Some countries litter more than others. Sometimes the same country litters less than it used to. Australia was a litterbug's paradise when I first left it in 1961. Fifteen years later, when I first went back, the littering had largely vanished, because a government campaign had actually worked.

At present, the same global coffee bar chain has cleaner forecourts in the US than it does in the UK because, in the UK, dropping trash is a yob's right. But wherever you are, in Birmingham or in Birmingham, Alabama, biodegradable packaging in general is clearly a necessary and welcome step, well worth paying for if you've got the money.

The fact that only a very small proportion of the total human race has got the money we can leave aside for now, because this is really about us, the people who can afford to do the right thing after we've either agreed what it is or been prevailed upon to do it by a government which has proved its competence in other areas, such as finding a use for the Millennium Dome.

This week, for a packet of organic tomatoes still gamely clinging to their own little vine, I gladly paid extra because the packaging was almost as enticing as the contents. By means of a printed sticker, the packaging promised to disintegrate at some time in the future.

It would have been a help if the exact time in the future had been specified—perhaps about the time when the last remnants of the human race left for the planet Tofu in the constellation of Organica—but at least the green promise had been made, and I would be able to put the empty tomato packet into our wheelie bin devoted to compostable matter.

In Cambridge we divide our garbage into two wheelie bins, marked compostable and non-compostable.

The two classifications don't apply to the wheelie bins, both of which are made of heavy-duty, non-compostable plastic, but do apply to their contents.

As the dolt of the household, a mere male and therefore little more than a brain-stem with a bank account, I myself am correctly regarded as too stupid to decide what goes into each bin. My job is to substitute one bin for another in the garden shed according to which week which bin is collected.

Only women are clever enough to plan this schedule but only men can do the heavy labour involved, employing the brute force for which they have been famous since the cave, when everything was biodegradable.

A world nearer to a bone-strewn cave is one to which some in the green movement would like us to return. I can say at this point that the eco-wiseacre who has just been elected Australian of the Year foresees an ideal population for Australia of less than a third of the number of people it has now, but he doesn't say whether he includes himself and his family among the total of those to be subtracted.

Each time I change the bins I almost subtract myself from the present total of the inhabitants of East Anglia because for evolutionary reasons I am unable to lug one bin out and push the other bin in without impacting my forehead into the top frame of the shed door.

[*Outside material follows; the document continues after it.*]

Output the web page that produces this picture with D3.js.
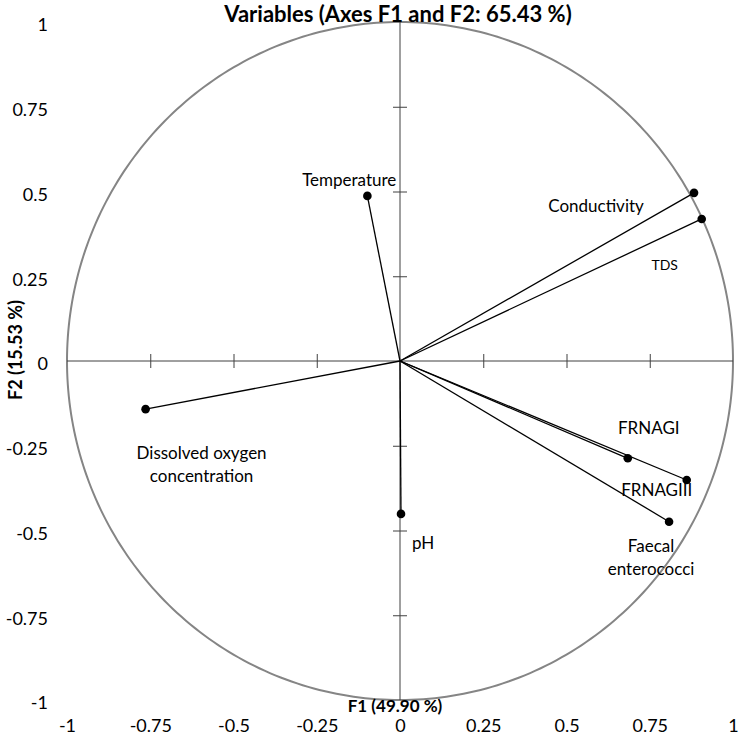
<!DOCTYPE html>
<html>
<head>
<meta charset="utf-8">
<script src="https://cdn.jsdelivr.net/npm/d3@7/dist/d3.min.js"></script>
<style>
  html, body { margin: 0; padding: 0; background: #ffffff; }
  svg { display: block; }
  text { font-family: Lato, "Open Sans", sans-serif; fill: #000; }
</style>
</head>
<body>
<svg id="chart" width="740" height="738"></svg>
<script>
// ---- data ----
const categories = ["Temperature", "Conductivity", "TDS", "Dissolved oxygen concentration", "pH", "FRNAGI", "FRNAGIII", "Faecal enterococci"];
const f1Values = [-0.098, 0.883, 0.906, -0.764, 0.003, 0.684, 0.861, 0.808];
const f2Values = [0.487, 0.496, 0.419, -0.142, -0.451, -0.287, -0.351, -0.474];
const tickValues = [-1, -0.75, -0.5, -0.25, 0, 0.25, 0.5, 0.75, 1];
const tickLabels = ["-1", "-0.75", "-0.5", "-0.25", "0", "0.25", "0.5", "0.75", "1"];
const titleText = "Variables (Axes F1 and F2: 65.43 %)";
const xTitle = "F1 (49.90 %)";
const yTitle = "F2 (15.53 %)";

// ---- label layout (offsets in px from the point) ----
const labelLayout = [
  { anchor: "end",    dx: 29,  dy: -16, size: 17, wrap: false },
  { anchor: "middle", dx: -98, dy: 13,  size: 17, wrap: false },
  { anchor: "middle", dx: -37, dy: 46,  size: 14, wrap: false },
  { anchor: "middle", dx: 56,  dy: 43,  size: 17, wrap: true },
  { anchor: "start",  dx: 11,  dy: 29,  size: 17, wrap: false },
  { anchor: "middle", dx: 21,  dy: -31, size: 17, wrap: false },
  { anchor: "middle", dx: -30, dy: 10,  size: 17, wrap: false },
  { anchor: "middle", dx: -18, dy: 23,  size: 17, wrap: true }
];

const svg = d3.select("#chart");
const x = d3.scaleLinear().domain([-1, 1]).range([67, 733]);
const y = d3.scaleLinear().domain([-1, 1]).range([700, 22]);

// circle through scales
const circlePts = d3.range(0, 361, 1).map(a => [Math.cos(a * Math.PI / 180), Math.sin(a * Math.PI / 180)]);
svg.append("path")
  .attr("d", d3.line().x(d => x(d[0])).y(d => y(d[1]))(circlePts) + "Z")
  .attr("fill", "none").attr("stroke", "#858585").attr("stroke-width", 2);

// axis lines
svg.append("line").attr("x1", x(-1)).attr("x2", x(1)).attr("y1", y(0)).attr("y2", y(0))
  .attr("stroke", "#404040").attr("stroke-width", 1);
svg.append("line").attr("x1", x(0)).attr("x2", x(0)).attr("y1", y(1)).attr("y2", y(-1))
  .attr("stroke", "#404040").attr("stroke-width", 1);

const innerTicks = tickValues.filter(v => Math.abs(v) < 1 && v !== 0);
const xCross = svg.append("g").attr("transform", `translate(0,${y(0) - 7})`)
  .call(d3.axisBottom(x).tickValues(innerTicks).tickSize(14).tickFormat(""));
const yCross = svg.append("g").attr("transform", `translate(${x(0) + 7},0)`)
  .call(d3.axisLeft(y).tickValues(innerTicks).tickSize(14).tickFormat(""));
[xCross, yCross].forEach(g => {
  g.select(".domain").remove();
  g.selectAll(".tick line").attr("stroke", "#404040").attr("stroke-width", 1);
});

// tick labels
const fmt = v => tickLabels[tickValues.indexOf(v)];
const xLab = svg.append("g").attr("transform", "translate(0,732)")
  .call(d3.axisBottom(x).tickValues(tickValues).tickSize(0).tickPadding(0).tickFormat(fmt));
xLab.selectAll("text").attr("dy", null).attr("y", 0);
const yLab = svg.append("g").attr("transform", "translate(48,3)")
  .call(d3.axisLeft(y).tickValues(tickValues).tickSize(0).tickPadding(0).tickFormat(fmt));
[xLab, yLab].forEach(g => {
  g.select(".domain").remove();
  g.selectAll("text").attr("font-family", "Lato, sans-serif").attr("font-size", 18).attr("fill", "#000");
});

// vectors
const pts = categories.map((c, i) => ({ name: c, f1: f1Values[i], f2: f2Values[i], lay: labelLayout[i] }));
svg.append("g").selectAll("line").data(pts).join("line")
  .attr("x1", x(0)).attr("y1", y(0))
  .attr("x2", d => x(d.f1)).attr("y2", d => y(d.f2))
  .attr("stroke", "#000").attr("stroke-width", 1.3);
svg.append("g").selectAll("circle").data(pts).join("circle")
  .attr("cx", d => x(d.f1)).attr("cy", d => y(d.f2)).attr("r", 4.3).attr("fill", "#000");

// labels
const lab = svg.append("g").selectAll("text").data(pts).join("text")
  .attr("x", d => x(d.f1) + d.lay.dx)
  .attr("y", d => y(d.f2) + d.lay.dy)
  .attr("text-anchor", d => d.lay.anchor)
  .attr("dominant-baseline", "central")
  .attr("font-size", d => d.lay.size);
lab.each(function(d) {
  const t = d3.select(this);
  if (d.lay.wrap) {
    const k = d.name.lastIndexOf(" ");
    const lines = [d.name.slice(0, k), d.name.slice(k + 1)];
    lines.forEach((ln, j) => {
      t.append("tspan").attr("x", x(d.f1) + d.lay.dx).attr("dy", j === 0 ? 0 : 23).text(ln);
    });
  } else {
    t.text(d.name);
  }
});

// titles
svg.append("text").attr("x", 398).attr("y", 22).attr("text-anchor", "middle")
  .attr("font-weight", "bold").attr("font-size", 22).text(titleText);
svg.append("text").attr("x", 395).attr("y", 712).attr("text-anchor", "middle")
  .attr("font-weight", "bold").attr("font-size", 17).text(xTitle);
svg.append("text").attr("transform", "translate(22,350) rotate(-90)").attr("text-anchor", "middle")
  .attr("font-weight", "bold").attr("font-size", 18).text(yTitle);
</script>
</body>
</html>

After the first time I fell to the flagstones clutching my bisected skull, when I jokingly suggested to the three watching eco-furies
that if I croaked in mid-manoeuvre they could always recycle me, I was informed that this possibility was on the cards because just outside of town there is a cemetery where they will bury you in a cardboard box.

There is also a graveyard called All Souls which has two wheelie bins standing outside it, one marked “All Souls compostable” and the other marked “All Souls non-compostable”.